* **EXERCISE AIM**:
Copy nothing but the part that opens with the line containing "Write a LaTeX" and closes with the line containing "(d2) at (617,238)". Do not include pictures.

* **DATA FOR THIS EXERCISE**:
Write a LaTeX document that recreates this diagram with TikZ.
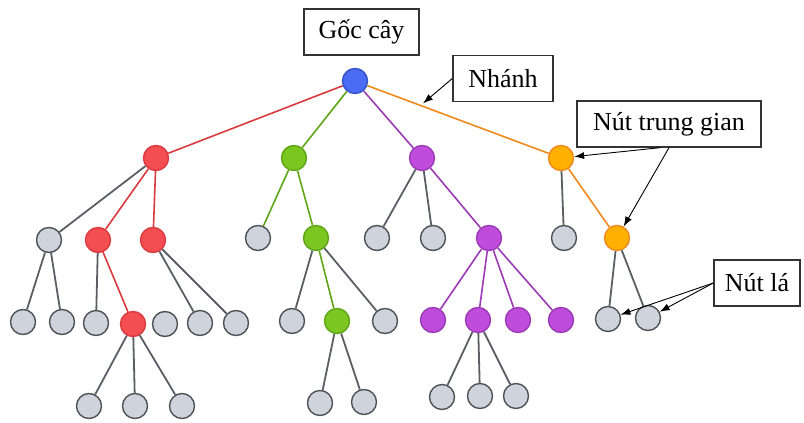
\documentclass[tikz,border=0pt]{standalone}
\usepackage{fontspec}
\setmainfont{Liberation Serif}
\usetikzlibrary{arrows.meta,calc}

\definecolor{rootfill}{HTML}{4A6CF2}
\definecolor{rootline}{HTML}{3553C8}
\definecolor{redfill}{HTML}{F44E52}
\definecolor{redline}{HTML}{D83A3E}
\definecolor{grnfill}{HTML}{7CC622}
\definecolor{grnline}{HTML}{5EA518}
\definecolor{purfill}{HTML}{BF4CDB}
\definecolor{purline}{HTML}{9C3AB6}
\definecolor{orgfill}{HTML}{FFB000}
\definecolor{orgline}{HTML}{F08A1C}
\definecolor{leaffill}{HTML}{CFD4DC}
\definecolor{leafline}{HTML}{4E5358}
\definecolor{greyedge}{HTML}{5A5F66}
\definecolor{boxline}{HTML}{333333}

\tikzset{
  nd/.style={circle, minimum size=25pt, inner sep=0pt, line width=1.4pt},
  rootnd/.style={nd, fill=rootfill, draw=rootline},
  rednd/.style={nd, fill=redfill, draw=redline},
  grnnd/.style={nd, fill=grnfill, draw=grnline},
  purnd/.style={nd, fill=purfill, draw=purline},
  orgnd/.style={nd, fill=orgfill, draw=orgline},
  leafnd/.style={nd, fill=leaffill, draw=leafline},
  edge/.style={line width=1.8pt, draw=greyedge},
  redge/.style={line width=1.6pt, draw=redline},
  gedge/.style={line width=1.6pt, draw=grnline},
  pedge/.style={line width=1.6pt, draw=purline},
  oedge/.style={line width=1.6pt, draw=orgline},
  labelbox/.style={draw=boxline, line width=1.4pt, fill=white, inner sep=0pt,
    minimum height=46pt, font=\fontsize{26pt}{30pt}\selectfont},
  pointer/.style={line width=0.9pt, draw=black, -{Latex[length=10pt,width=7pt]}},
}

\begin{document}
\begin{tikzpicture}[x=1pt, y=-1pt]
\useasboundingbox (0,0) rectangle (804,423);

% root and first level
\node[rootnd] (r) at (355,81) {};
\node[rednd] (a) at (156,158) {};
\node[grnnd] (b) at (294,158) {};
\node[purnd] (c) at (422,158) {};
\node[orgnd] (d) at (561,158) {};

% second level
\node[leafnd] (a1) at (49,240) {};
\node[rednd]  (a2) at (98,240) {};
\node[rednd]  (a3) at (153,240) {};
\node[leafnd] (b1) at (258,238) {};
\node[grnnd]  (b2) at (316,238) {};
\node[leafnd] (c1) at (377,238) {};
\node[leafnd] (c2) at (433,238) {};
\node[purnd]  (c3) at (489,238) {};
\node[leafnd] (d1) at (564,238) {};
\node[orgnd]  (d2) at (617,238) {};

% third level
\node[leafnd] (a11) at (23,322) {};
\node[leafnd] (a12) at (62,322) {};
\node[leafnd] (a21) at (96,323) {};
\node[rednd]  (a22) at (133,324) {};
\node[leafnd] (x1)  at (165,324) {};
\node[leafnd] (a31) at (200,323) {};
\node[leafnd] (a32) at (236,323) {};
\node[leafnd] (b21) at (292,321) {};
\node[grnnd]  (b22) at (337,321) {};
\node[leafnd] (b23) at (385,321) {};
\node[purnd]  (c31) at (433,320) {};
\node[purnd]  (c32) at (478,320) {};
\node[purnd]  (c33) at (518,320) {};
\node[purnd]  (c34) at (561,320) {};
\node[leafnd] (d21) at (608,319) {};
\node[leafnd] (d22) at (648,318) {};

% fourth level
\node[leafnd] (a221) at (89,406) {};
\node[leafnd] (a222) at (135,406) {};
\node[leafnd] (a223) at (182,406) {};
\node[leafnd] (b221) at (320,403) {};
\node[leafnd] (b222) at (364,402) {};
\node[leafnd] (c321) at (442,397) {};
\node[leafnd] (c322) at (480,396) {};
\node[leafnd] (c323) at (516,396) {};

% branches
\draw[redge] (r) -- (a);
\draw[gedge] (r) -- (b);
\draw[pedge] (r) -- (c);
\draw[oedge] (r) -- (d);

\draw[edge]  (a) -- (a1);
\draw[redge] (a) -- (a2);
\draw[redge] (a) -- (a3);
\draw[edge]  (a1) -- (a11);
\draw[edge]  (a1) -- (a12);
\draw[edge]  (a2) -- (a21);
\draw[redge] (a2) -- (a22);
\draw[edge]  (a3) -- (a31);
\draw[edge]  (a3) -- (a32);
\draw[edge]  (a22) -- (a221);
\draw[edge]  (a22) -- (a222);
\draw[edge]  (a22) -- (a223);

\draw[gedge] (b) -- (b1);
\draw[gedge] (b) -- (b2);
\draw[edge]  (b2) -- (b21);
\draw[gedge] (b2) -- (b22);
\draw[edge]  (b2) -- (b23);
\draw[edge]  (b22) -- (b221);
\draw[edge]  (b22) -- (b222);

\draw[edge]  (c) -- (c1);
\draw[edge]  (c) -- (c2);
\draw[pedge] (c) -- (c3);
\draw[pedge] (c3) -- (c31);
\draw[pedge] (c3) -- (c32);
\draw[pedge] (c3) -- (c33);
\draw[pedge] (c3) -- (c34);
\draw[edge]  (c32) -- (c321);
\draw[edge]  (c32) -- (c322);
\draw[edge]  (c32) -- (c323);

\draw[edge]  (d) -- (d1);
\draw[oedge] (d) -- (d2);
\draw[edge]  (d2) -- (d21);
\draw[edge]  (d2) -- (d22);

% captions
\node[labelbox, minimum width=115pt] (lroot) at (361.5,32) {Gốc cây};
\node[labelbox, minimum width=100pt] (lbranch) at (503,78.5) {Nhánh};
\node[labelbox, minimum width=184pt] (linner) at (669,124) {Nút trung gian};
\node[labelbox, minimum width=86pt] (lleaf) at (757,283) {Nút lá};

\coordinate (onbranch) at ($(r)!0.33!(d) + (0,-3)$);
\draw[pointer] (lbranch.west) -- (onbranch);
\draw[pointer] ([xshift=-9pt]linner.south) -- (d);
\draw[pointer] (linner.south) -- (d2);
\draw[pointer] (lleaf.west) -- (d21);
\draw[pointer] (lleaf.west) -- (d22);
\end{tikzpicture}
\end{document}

...

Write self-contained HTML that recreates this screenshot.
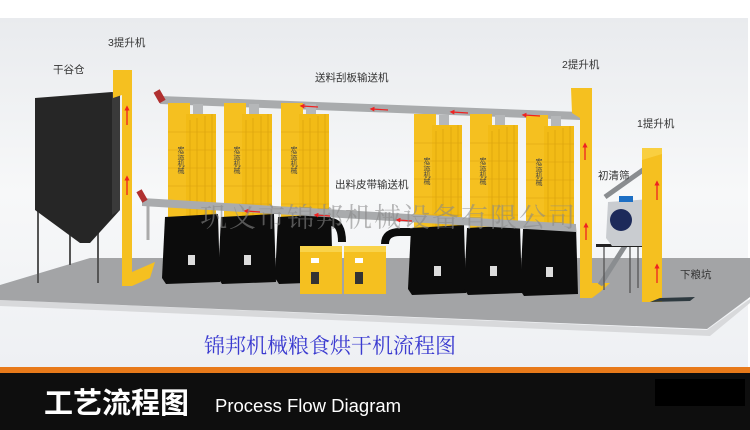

* **THE OUTPUT**:
Write a LaTeX document that recreates this diagram with TikZ.
\documentclass[tikz,border=0pt]{standalone}
\usepackage{fontspec}
\setmainfont{Liberation Serif}
\usetikzlibrary{arrows.meta,calc}

\definecolor{rootfill}{HTML}{4A6CF2}
\definecolor{rootline}{HTML}{3553C8}
\definecolor{redfill}{HTML}{F44E52}
\definecolor{redline}{HTML}{D83A3E}
\definecolor{grnfill}{HTML}{7CC622}
\definecolor{grnline}{HTML}{5EA518}
\definecolor{purfill}{HTML}{BF4CDB}
\definecolor{purline}{HTML}{9C3AB6}
\definecolor{orgfill}{HTML}{FFB000}
\definecolor{orgline}{HTML}{F08A1C}
\definecolor{leaffill}{HTML}{CFD4DC}
\definecolor{leafline}{HTML}{4E5358}
\definecolor{greyedge}{HTML}{5A5F66}
\definecolor{boxline}{HTML}{333333}

\tikzset{
  nd/.style={circle, minimum size=25pt, inner sep=0pt, line width=1.4pt},
  rootnd/.style={nd, fill=rootfill, draw=rootline},
  rednd/.style={nd, fill=redfill, draw=redline},
  grnnd/.style={nd, fill=grnfill, draw=grnline},
  purnd/.style={nd, fill=purfill, draw=purline},
  orgnd/.style={nd, fill=orgfill, draw=orgline},
  leafnd/.style={nd, fill=leaffill, draw=leafline},
  edge/.style={line width=1.8pt, draw=greyedge},
  redge/.style={line width=1.6pt, draw=redline},
  gedge/.style={line width=1.6pt, draw=grnline},
  pedge/.style={line width=1.6pt, draw=purline},
  oedge/.style={line width=1.6pt, draw=orgline},
  labelbox/.style={draw=boxline, line width=1.4pt, fill=white, inner sep=0pt,
    minimum height=46pt, font=\fontsize{26pt}{30pt}\selectfont},
  pointer/.style={line width=0.9pt, draw=black, -{Latex[length=10pt,width=7pt]}},
}

\begin{document}
\begin{tikzpicture}[x=1pt, y=-1pt]
\useasboundingbox (0,0) rectangle (804,423);

% root and first level
\node[rootnd] (r) at (355,81) {};
\node[rednd] (a) at (156,158) {};
\node[grnnd] (b) at (294,158) {};
\node[purnd] (c) at (422,158) {};
\node[orgnd] (d) at (561,158) {};

% second level
\node[leafnd] (a1) at (49,240) {};
\node[rednd]  (a2) at (98,240) {};
\node[rednd]  (a3) at (153,240) {};
\node[leafnd] (b1) at (258,238) {};
\node[grnnd]  (b2) at (316,238) {};
\node[leafnd] (c1) at (377,238) {};
\node[leafnd] (c2) at (433,238) {};
\node[purnd]  (c3) at (489,238) {};
\node[leafnd] (d1) at (564,238) {};
\node[orgnd]  (d2) at (617,238) {};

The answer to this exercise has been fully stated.